Make sure to activate and source the correct emscripten version since the compiler will be used when building qt against wasm. You could also add this to your .basrc file. For example:

./emsdk activate 1.39.3
source ./emsdk_env.sh

Install some dependencies (just to make sure)

sudo apt-get install build-essential libgl1-mesa-dev python

Clone the current Qt version.

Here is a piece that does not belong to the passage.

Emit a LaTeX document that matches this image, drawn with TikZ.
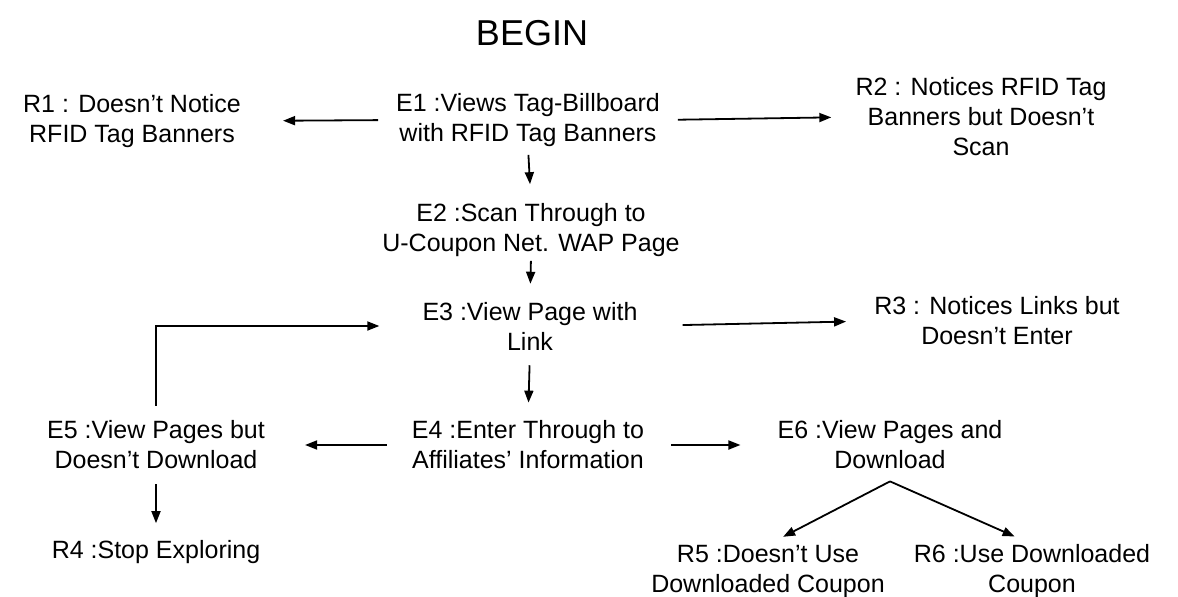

For example Qt 5.14.2:

git clone https://code.qt.io/qt/qt5.git -b 5.14.2      
cd qt5
./init-repository -f --module-subset=qtbase,qtcharts,qtsvg

Navigate to the parent directory, create a new shadow build folder and cd into it:

cd ..
mkdir qt5_shadow
cd qt5_shadow

Call configure from the new working directory in order to setup a shadow build (remove the -feature-thread flag if you want to build without multithread support):

../qt5/configure -opensource -confirm-license -xplatform wasm-emscripten -feature-thread -nomake examples -no-dbus -no-ssl -prefix $PWD/../qt5_wasm_binaries

Build Qt and install to target (prefix) location afterwards. For MNE-CPP we only need the qt charts, qtsvg and qtbase module (see https://wiki.qt.io/Qt_for_WebAssembly for officially supported modules):

make module-qtbase module-qtsvg module-qtcharts -j8
make install -j8

A static Qt Wasm version should now be setup in the qt5_wasm_binaries folder.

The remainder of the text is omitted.